To obtain the desired result with the header on top of the data, try

head -1 test.csv; tail -n+2 test.csv | sort -t, -k2
1 Like

Hi, RudiC

Thanks for your help. Would you mind to explain those script to me? I don't understand yet about it. Thanks in advance.

Regards,
Intan

---------- Post updated at 12:36 AM ---------- Previous update was at 12:25 AM ----------

Hi, Don Cragun

Thanks for your help. Would you mind to explain those script to me? I am getting confused about this part:

-k2.1,2.4n -k2.6,2

I think k2 means the second row of the file. Is that correct? But i don't understand the other yet. Thanks in advance.

Regards,
Intan

Have you tried looking at the man page for the sort , head , and tail utilities?

The command:

sort -k2.1,2.4n -k2.6,2 -o test.csv -t, test.csv

sorts using a primary sort key that starts with the 1st character in the 2nd field and ends with the 4th character in the second field treating that text as a numeric value ( -k2.1,2.4n ), using a secondary sort key that starts with the 6th character in the second field and ends with the last character of the second field as an alphanumeric value ( -k2.6,2 ), putting the sorted output into the file test.csv ( -o test.csv ), using comma as the field delimiter ( -t, ), and reading input to be sorted from the file test.csv ( test.csv ).
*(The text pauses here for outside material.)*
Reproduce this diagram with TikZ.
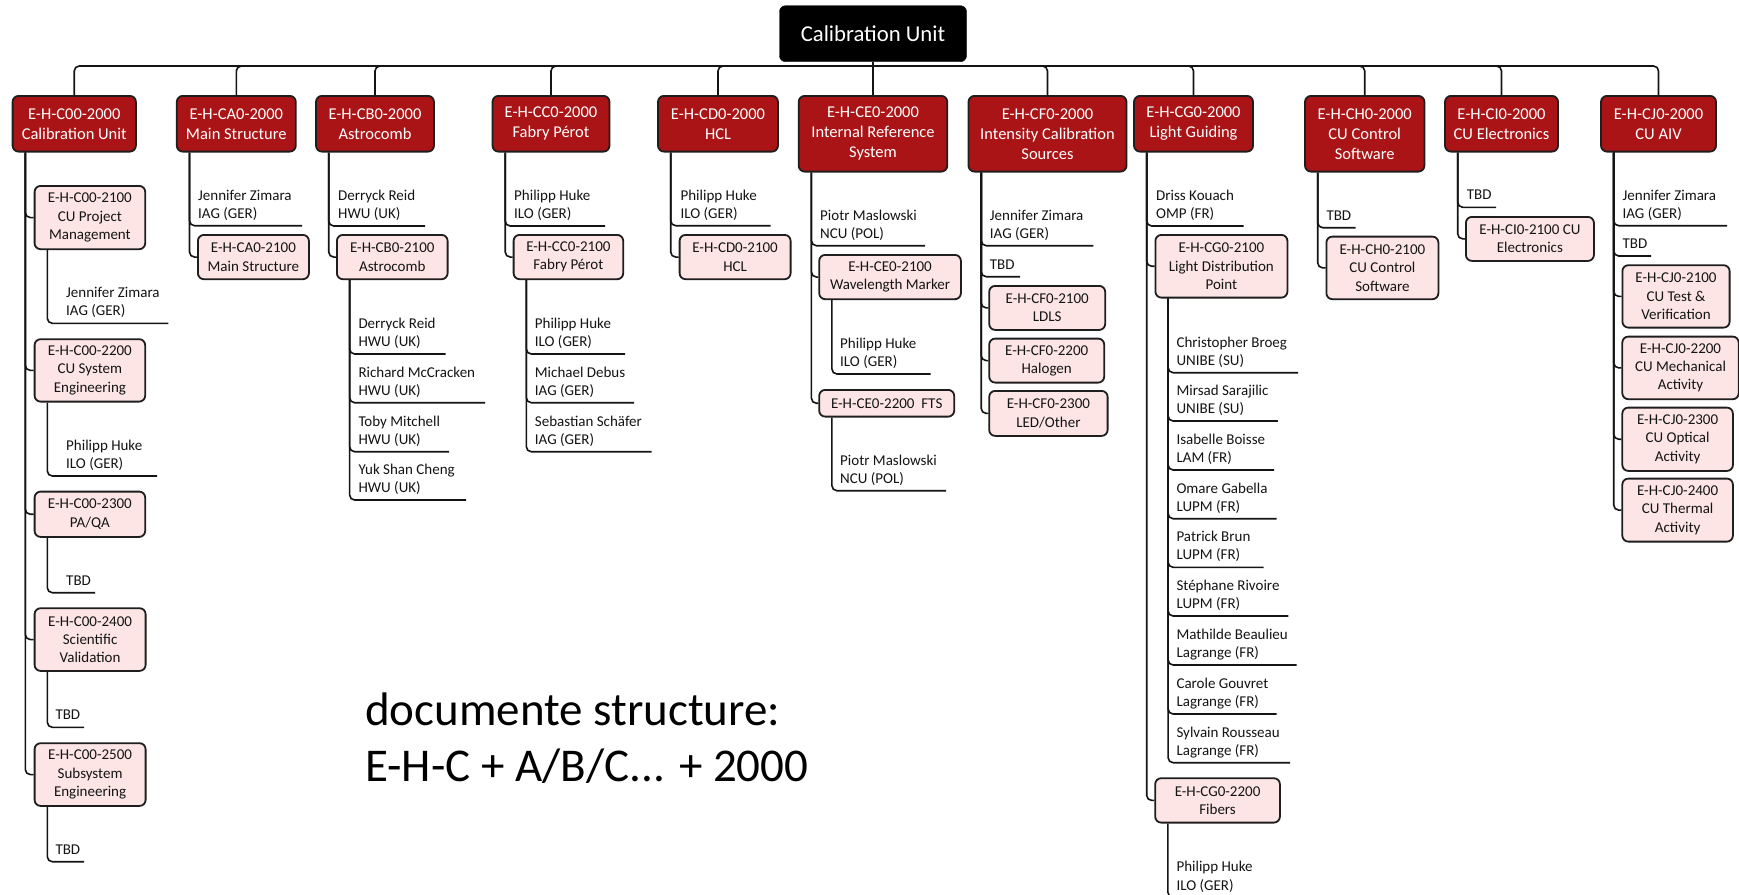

Using a numeric sort on data that starts with a non-numeric character (in this case, the 1st 4 characters of DateTimeOrigina ) is treated as zero (which sorts before the year in the other lines in your file). This makes the heading sort to the beginning of your file instead of the end of your file without having to split out the 1st line of your file (as RudiC did with head -1 test.csv ) and sorting the remainder of your input file ( head -n+2 test.cv | sort... ).

head -1 prints test's first line - the header.
tail -n+2 prints all lines starting with test's second line, then sort -t, -k2 does the rest. You may want to specify the sort keys in more detail, though.